With these rather disturbing images in our mind, we moved on to view three French buildings, the Notre Dame cathedral (brick-built and rather uninteresting), the Opera House (reasonably attractive) and the Post Office.  This was by far the most interesting building and I only wish our queues were as short.  The pictures show the interior of the building, together with detail of the floor tiles.






The eighty-year old man in the picture has been coming to the Post Office every day it is open for the last 27 years.  He is paid by no one, but took it on himself to help people who can't read or write or who needs to translate letters into French or English.  Such dedication.







We finally moved on to lunch, which happened to be the first I’d eaten in several days.  We went to a place called Pho 2000, so called because Clinton and daughter Chelsea ate lunch there in 2000.  I’d expected a rather fancy place, but it was just a simple noodle bar, albeit with good, cheap food.  I actually sat in the same seat as Clinton (see picture, with his picture behind me), but when we were there, the restaurant was crowded.  When he came, they closed the entire street from the restaurant to his hotel, 300 metres away.  Of course, he had the restaurant to himself and his entourage.

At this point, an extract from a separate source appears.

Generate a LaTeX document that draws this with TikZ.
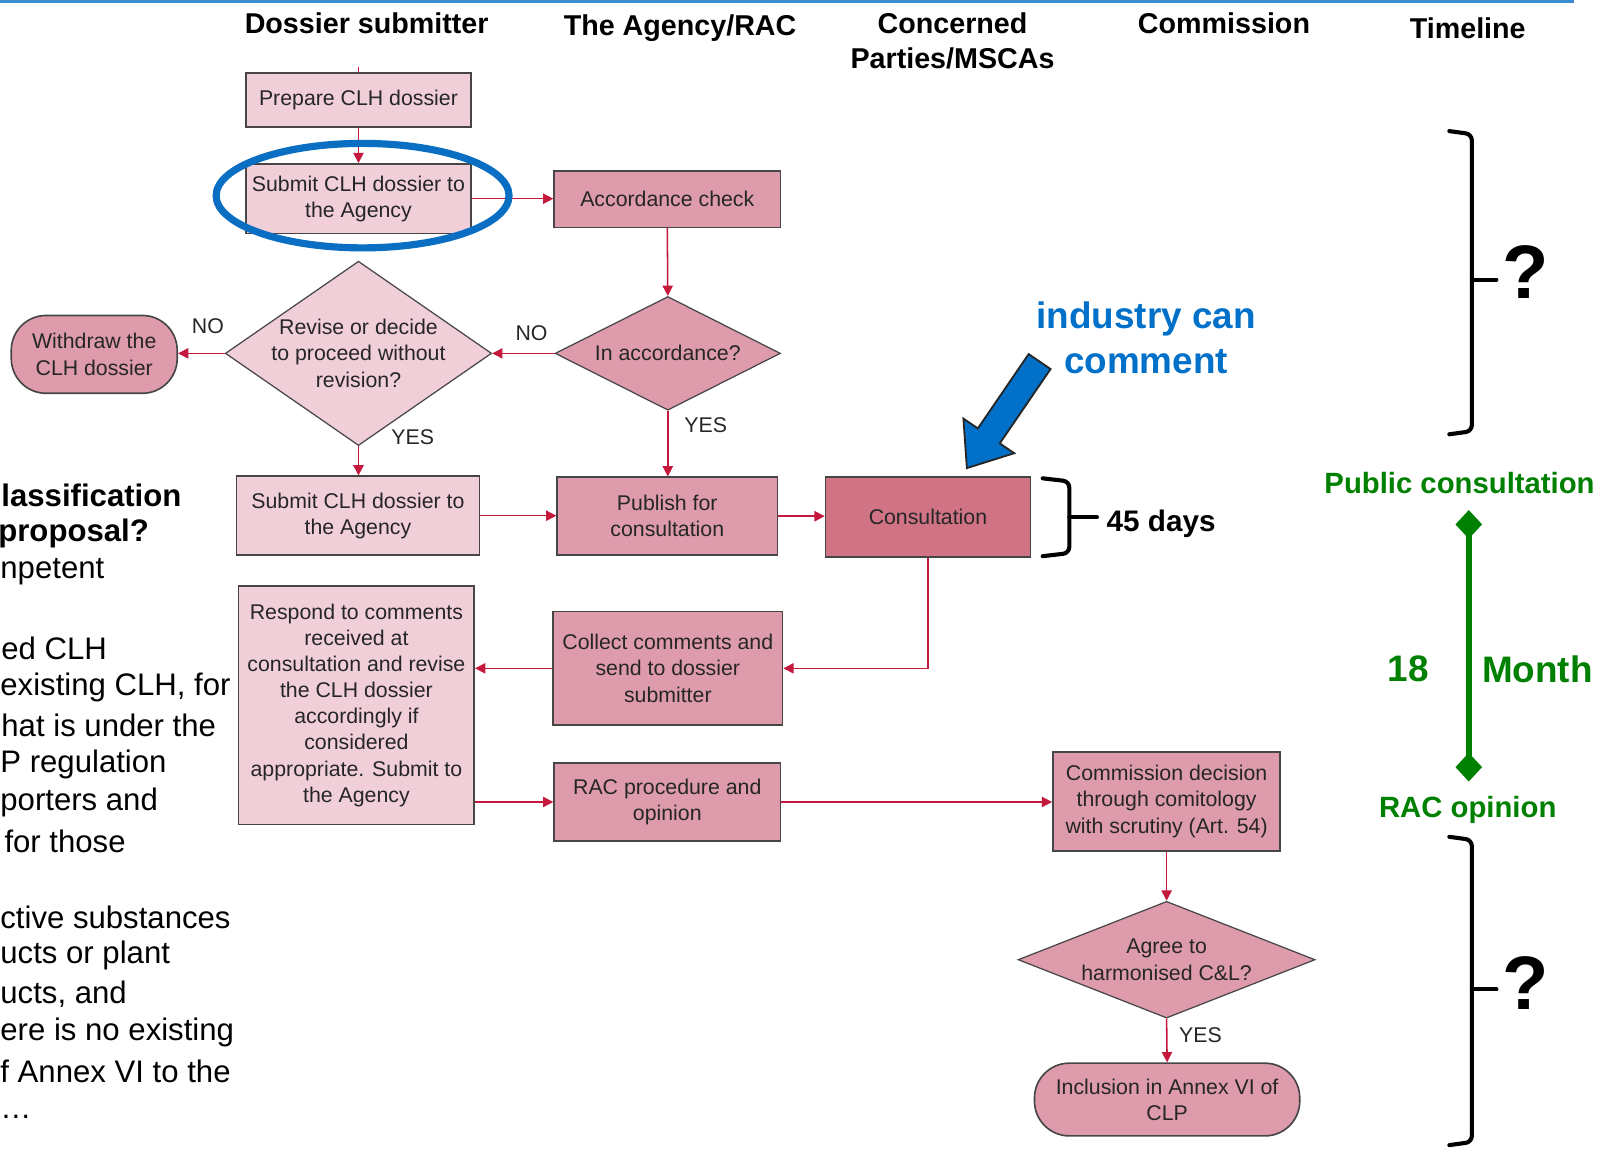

Here are a few more odd or interesting facts:
  • Our guide is a Chelsea fan.  He even called his daughter Chelsea, which must be a pretty uanusual name in Vietnam.  She’s not the only one, Charles.
  • There are four sacred animals in Vietnam: Dragon, Unicorn, Pheonix and Turtle (the only real one).
  • The Vietnamese Unicorn is half dragon and half lion.  It doesn’t have a horn, except when in a temple.
  • The Vietnamese culture is very much Chinese.  However, there are differences.  For example, their lucky number is 9, not 8.
  • Vietnam has quite a lot of oil, mostly in the south of the country.  It exports the crude and imports refined oil.
  • Some years ago, China occupied a few islands in the south and, although the UN has declared that they belong to the Chinese, the Chinese won’t move.  Guess what?  There’s oil in them there islands.  No wonder they don’t like the Chinese any more.